Black Powerlist 2022 announced

Marcus Rashford footballer
Michaela Coel at the British Independent Film Awards
Daniel Kaluuya at the PSIFF Creative Impact Awards

Congratulations to all the incredible leaders on this year’s Black Power List! 

England striker Marcus Rashford, Microsoft’s Jacky Wright, and I May Destroy You creator Michaela Coel are among those who have topped this year’s Powerlist. The annual publication, first published in 2007, highlights prominent Black British individuals, in a bid to provide professional role models for young people of African and African Caribbean heritage.

Entrants are judged by their ‘ability to positively alter events and change lives as demonstrated over a reasonable period of time’, and awarded status based on positive influence in their immediate sphere and on its reach.

Rashford was selected as one of the most powerful advocates for the vulnerable and disadvantaged. “At the tender age of 23, Marcus Rashford is becoming the voice of a generation,” as the Powerlist puts it, having forced government change on issues including child poverty and hunger. As well as being awarded an MBE in the 2020 Queen’s Birthday Honours List, he also became the youngest person ever to receive an honorary doctorate from the University of Manchester.

Chief Digital officer and Corporate Vice-President of Microsoft, Jacky Wright has also made the list, recognised as a transformational global leader, innovative technologist, and passionate advocate for women and people from minority ethnic backgrounds. Meanwhile the 33-year-old actor and writer Michaela Coel, the creator of smash BBC hit, I May Destroy You, was also honoured. Loosely based on her own experience of sexual assault and racism, the series won BAFTAs galore, while its creator has been named one of Europe’s 30 Under 30 by Forbes and was included in Time magazine’s 100 Most Influential People of 2020.

Other winners include Anne Mensah, Vice-President Content UK, Netflix, who previously shaped the agenda for TV dramas on Sky and has been described by the Royal Television Society as ‘drama’s unique voice’. Spearheading Netflix’s £500,000 grant to help theatre practitioners unable to work, and ineligible for Government aid during the pandemic, she said "Creativity is all about collaboration, and we are deeply concerned by the challenges our friends in the theatre now face, especially in the regions, and the likely consequences for the diverse voices and stories at the heart of our culture."

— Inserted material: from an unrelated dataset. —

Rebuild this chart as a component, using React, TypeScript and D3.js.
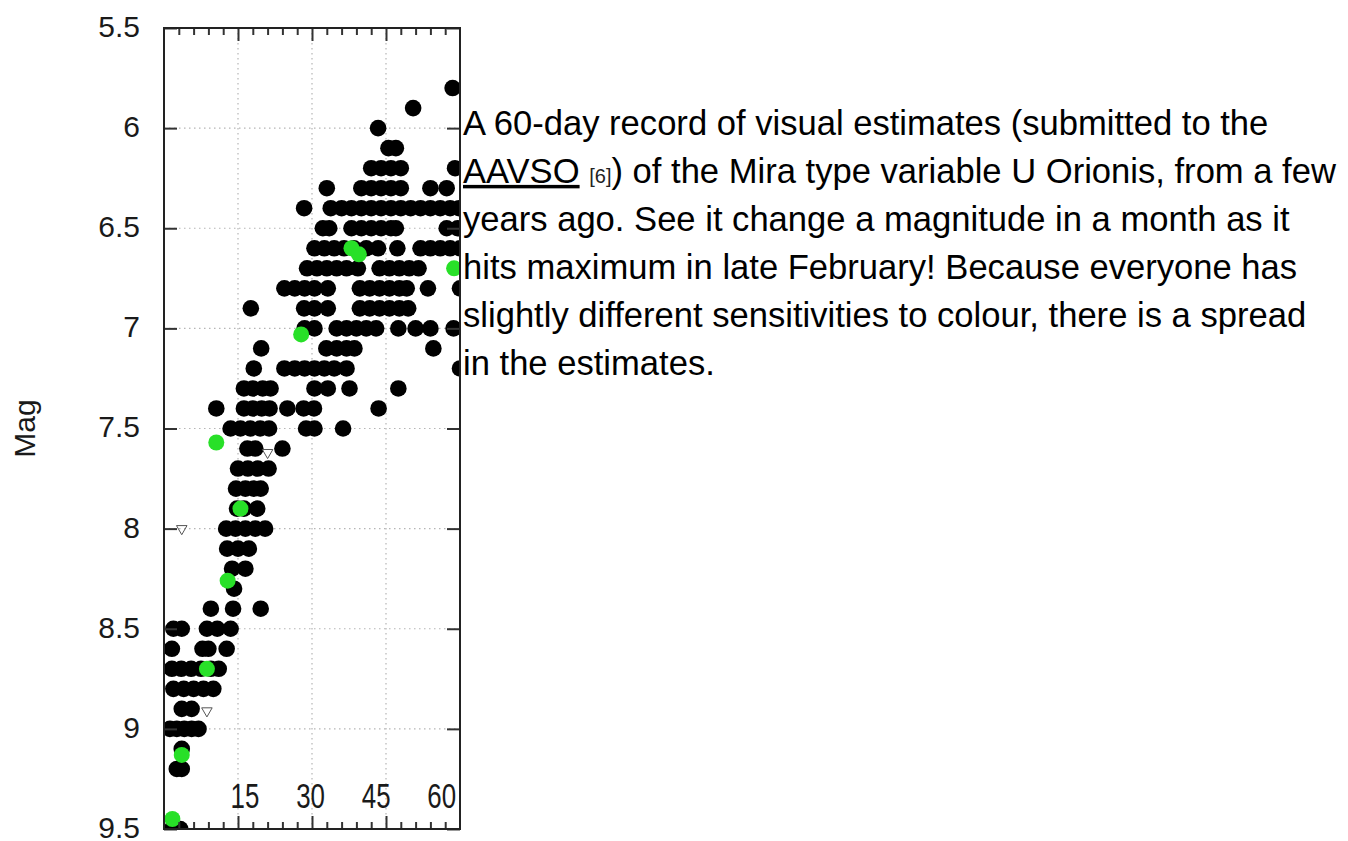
import * as d3 from 'd3';
import { useEffect, useRef } from 'react';

// axis ticks
const magTicks = [5.5, 6, 6.5, 7, 7.5, 8, 8.5, 9, 9.5];
const dayMajorTicks = [15, 30, 45];
const dayMinorTicks = [3, 6, 9, 12, 18, 21, 24, 27, 33, 36, 39, 42, 48, 51, 54, 57];
const dayLabels = [15, 30, 45, 60];

// visual estimates, grouped by magnitude: [mag, days]
const blackRows: [number, number[]][] = [
  [5.8, [58.5]],
  [5.9, [50.5]],
  [6.0, [43.4]],
  [6.1, [45.5, 47]],
  [6.2, [42, 44, 46, 48, 59]],
  [6.3, [33, 40, 42, 44, 46, 48, 54, 57.3]],
  [6.4, [28.4, 33.8, 36, 38, 40, 42, 44, 46, 48, 50, 52, 54, 56, 58, 59.8]],
  [6.5, [32.2, 33.5, 38, 40, 42, 44, 46, 47, 57.3, 59.5]],
  [6.6, [30.5, 32.5, 34.5, 36.5, 38.5, 41, 43.4, 47.3, 52, 54, 56, 58, 60]],
  [6.7, [29, 31, 33, 35, 37, 39.3, 43.7, 45.7, 47.7, 49.7, 51.6]],
  [6.8, [24.4, 26.5, 28.5, 30.5, 33.2, 39.7, 41.7, 43.7, 45.7, 47.7, 49.2, 53.5, 60]],
  [6.9, [17.6, 28.4, 30.5, 33.2, 39.7, 41.7, 43.7, 45.7, 47.7, 49.5]],
  [7.0, [28.5, 30.5, 35, 37, 39, 41, 43, 47.5, 51, 54, 58.7]],
  [7.1, [19.7, 32.9, 35, 37, 38.6, 54.6]],
  [7.2, [18.2, 24.4, 26.5, 28.5, 30.5, 32.5, 34.5, 37, 60]],
  [7.3, [16.2, 18, 20, 21.6, 30.5, 33.2, 37.6, 47.5]],
  [7.4, [10.6, 16.2, 18, 19.8, 21.4, 25, 28.3, 30.4, 43.5]],
  [7.5, [13.5, 15.5, 17.5, 19.5, 21.3, 28.8, 30.5, 36.3]],
  [7.6, [16.9, 18.5, 24]],
  [7.7, [15, 17, 19, 21.2]],
  [7.8, [14.6, 16.5, 18.2, 19.6]],
  [7.9, [14.8, 16.2, 18.9]],
  [8.0, [12.6, 14.5, 16.5, 18.5, 20.5]],
  [8.1, [12.8, 15, 17.2]],
  [8.2, [13.8, 16.5]],
  [8.3, [14.2]],
  [8.4, [9.5, 14, 19.6]],
  [8.5, [1.9, 3.6, 8.7, 10.8, 13.5]],
  [8.6, [1.6, 7.8, 9, 12.7]],
  [8.7, [1.6, 3.5, 5.5, 7.5, 9.5, 11.1]],
  [8.8, [1.9, 4, 6, 8, 10]],
  [8.9, [3.6, 5.6]],
  [9.0, [1.2, 2.6, 4.1, 5.6, 7]],
  [9.1, [3.6]],
  [9.2, [2.6, 3.6]],
  [9.5, [1.6, 3.3]],
];

// green (V-band) estimates: [day, mag]
const greenObs: [number, number][] = [
  [38, 6.6], [39.5, 6.63], [58.8, 6.7], [27.8, 7.03], [10.6, 7.57],
  [15.5, 7.9], [12.9, 8.26], [8.7, 8.7], [3.6, 9.13], [1.7, 9.45],
];

// "fainter than" estimates: [day, mag]
const fainterObs: [number, number][] = [[21, 7.62], [3.6, 8.0], [8.7, 8.91]];

type Part = { t: string; link?: boolean; small?: boolean };
const captionLines: Part[][] = [
  [{ t: 'A 60-day record of visual estimates (submitted to the' }],
  [
    { t: 'AAVSO', link: true },
    { t: ' ' },
    { t: '[6]', small: true },
    { t: ') of the Mira type variable U Orionis, from a few' },
  ],
  [{ t: 'years ago. See it change a magnitude in a month as it' }],
  [{ t: 'hits maximum in late February! Because everyone has' }],
  [{ t: 'slightly different sensitivities to colour, there is a spread' }],
  [{ t: 'in the estimates.' }],
];

const FONT = '"Liberation Sans", Arial, Helvetica, sans-serif';

function App() {
  const chartRef = useRef<SVGSVGElement>(null);

  useEffect(() => {
    const svg = d3.select(chartRef.current);
    svg.selectAll('*').remove();

    const x = d3.scaleLinear().domain([0, 60]).range([164, 460]);
    const y = d3.scaleLinear().domain([5.5, 9.5]).range([28, 829]);
    const [x0, x1] = x.range();
    const [y0, y1] = y.range();

    // dotted grid
    const grid = svg.append('g').attr('stroke', '#b5b5b5').attr('stroke-width', 1.2).attr('stroke-dasharray', '1.5,3.5');
    grid
      .selectAll('.hgrid')
      .data(magTicks.slice(1, -1))
      .join('line')
      .attr('x1', x0)
      .attr('x2', x1)
      .attr('y1', (d) => y(d))
      .attr('y2', (d) => y(d));
    grid
      .selectAll('.vgrid')
      .data(dayMajorTicks)
      .join('line')
      .attr('x1', (d) => x(d))
      .attr('x2', (d) => x(d))
      .attr('y1', y0)
      .attr('y2', y1);

    svg
      .append('clipPath')
      .attr('id', 'plot-clip')
      .append('rect')
      .attr('x', x0)
      .attr('y', y0 - 10)
      .attr('width', x1 - x0)
      .attr('height', y1 - y0 + 10);

    const marks = svg.append('g').attr('clip-path', 'url(#plot-clip)');
    const blackPts = blackRows.flatMap(([mag, days]) => days.map((d) => [d, mag] as [number, number]));

    marks
      .selectAll('.obs')
      .data(blackPts)
      .join('circle')
      .attr('cx', (d) => x(d[0]))
      .attr('cy', (d) => y(d[1]))
      .attr('r', 8.3)
      .attr('fill', '#000');

    const tri = d3.symbol(d3.symbolTriangle, 48);
    marks
      .selectAll('.fainter')
      .data(fainterObs)
      .join('path')
      .attr('d', tri)
      .attr('transform', (d) => `translate(${x(d[0])},${y(d[1])}) rotate(180)`)
      .attr('fill', 'none')
      .attr('stroke', '#555')
      .attr('stroke-width', 1);

    marks
      .selectAll('.green')
      .data(greenObs)
      .join('circle')
      .attr('cx', (d) => x(d[0]))
      .attr('cy', (d) => y(d[1]))
      .attr('r', 8)
      .attr('fill', '#28e028');

    const styleAxis = (g: d3.Selection<SVGGElement, unknown, null, undefined>) => {
      g.select('.domain').remove();
      g.selectAll('.tick line').attr('stroke', '#333').attr('stroke-width', 2);
      g.selectAll('.tick text')
        .attr('fill', '#1a1a1a')
        .attr('dy', '0.28em')
        .style('font-family', FONT)
        .style('font-size', '30px');
    };

    // left and right magnitude axes
    svg
      .append('g')
      .attr('transform', `translate(${x0},0)`)
      .call(d3.axisLeft(y).tickValues(magTicks).tickSize(-13).tickPadding(24).tickFormat((d) => String(d)))
      .call(styleAxis);
    svg
      .append('g')
      .attr('transform', `translate(${x1},0)`)
      .call(d3.axisRight(y).tickValues(magTicks).tickSize(-13).tickFormat(() => ''))
      .call(styleAxis);

    // top and bottom day axes (major + minor)
    [
      { axis: d3.axisTop(x), pos: y0 },
      { axis: d3.axisBottom(x), pos: y1 },
    ].forEach(({ axis, pos }) => {
      svg
        .append('g')
        .attr('transform', `translate(0,${pos})`)
        .call(axis.tickValues(dayMajorTicks).tickSize(-13).tickFormat(() => ''))
        .call(styleAxis);
      svg
        .append('g')
        .attr('transform', `translate(0,${pos})`)
        .call(axis.tickValues(dayMinorTicks).tickSize(-7).tickFormat(() => ''))
        .call(styleAxis);
    });

    svg
      .append('rect')
      .attr('x', x0)
      .attr('y', y0)
      .attr('width', x1 - x0)
      .attr('height', y1 - y0)
      .attr('fill', 'none')
      .attr('stroke', '#222')
      .attr('stroke-width', 2);

    // day labels sit inside the frame, slightly compressed
    const labelX = d3.scaleLinear().domain([15, 60]).range([x(16.4), x(56.3)]);
    svg
      .append('g')
      .selectAll('g')
      .data(dayLabels)
      .join('g')
      .attr('transform', (d) => `translate(${labelX(d)},${y1 - 21}) scale(0.74,1)`)
      .append('text')
      .attr('text-anchor', 'middle')
      .attr('fill', '#1a1a1a')
      .style('font-family', FONT)
      .style('font-size', '35px')
      .text((d) => d);

    svg
      .append('text')
      .attr('transform', `translate(35,${(y0 + y1) / 2}) rotate(-90)`)
      .attr('text-anchor', 'middle')
      .attr('fill', '#1a1a1a')
      .style('font-family', FONT)
      .style('font-size', '30px')
      .text('Mag');

    // caption to the right
    const cap = svg
      .append('text')
      .attr('fill', '#000')
      .style('font-family', FONT)
      .style('font-size', '34.6px');
    captionLines.forEach((parts, i) => {
      parts.forEach((p, j) => {
        const ts = cap.append('tspan').text(p.t);
        if (j === 0) ts.attr('x', 463).attr('y', 135 + i * 47.9);
        if (p.link) ts.attr('text-decoration', 'underline');
        if (p.small) ts.style('font-size', '20px').attr('fill', '#222');
      });
    });
  }, []);

  return (
    <svg
      ref={chartRef}
      width={1348}
      height={841}
      style={{ position: 'absolute', left: 0, top: 0, background: '#fff' }}
    />
  );
}

export default App;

Actor and ‘Get Out’ star Daniel Kaluuya is another who made the List, who this year became the first black British performer in Academy Awards history to win an Oscar for Best Supporting Actor, as Black Panther chairman Fred Hampton in Judas And The Black Messiah. Other winners include Professor Kevin Fenton, Regional Director of Public Health, England, who as the Powelist puts it, “has been the main man” amid the public health response to London’s Covid-19 waves, “overseeing everything from the successful vaccine rollout to measures designed to mitigate spread in the city and protecting vulnerable communities”. Steven Bartlett, at 28 the youngest-ever Dragon on Dragon’s Den was also honoured. Co-founder and CEO of the social media marketing agency Social Chain, he had an estimated personal fortune of £68m, according to Forbes.

Others who made the list include Lord Woolley of Woodford, co-founder and director of Operation Black Vote, and the new Principal of Homerton College at the University of Cambridge – the first black man to hold such a post at Oxford or Cambridge. In 2019, he received a knighthood for his services to race equality. The Vice Chair of KPMG, Richard Iferenta, was also selected, as was lawyer Jacqueline McKenzie, a Partner at City firm Leigh Day – where she runs a department and a team of solicitors specialising in Windrush cases, immigration and infringements of civil liberties. In December 2020, her evidence to the Parliamentary Home Affairs Committee on the Windrush scandal resulted in the victims receiving compensation.

Although the Powerlist is primarily distributed to schools and universities, it has increasingly been requested by corporations, as a way of identifying black talent. This year’s judging panel included Linda Dobbs DBE, a former High Court Judge; Ijeoma Okoli, Executive Director, J.P. Morgan Chase & Co, Matthew Ryder QC, the former Deputy Mayor of London for Social Integration, Social Mobility and Community Engagement, and Dr Heather Melville OBE, CMMI Director, People Networks and Client PwC.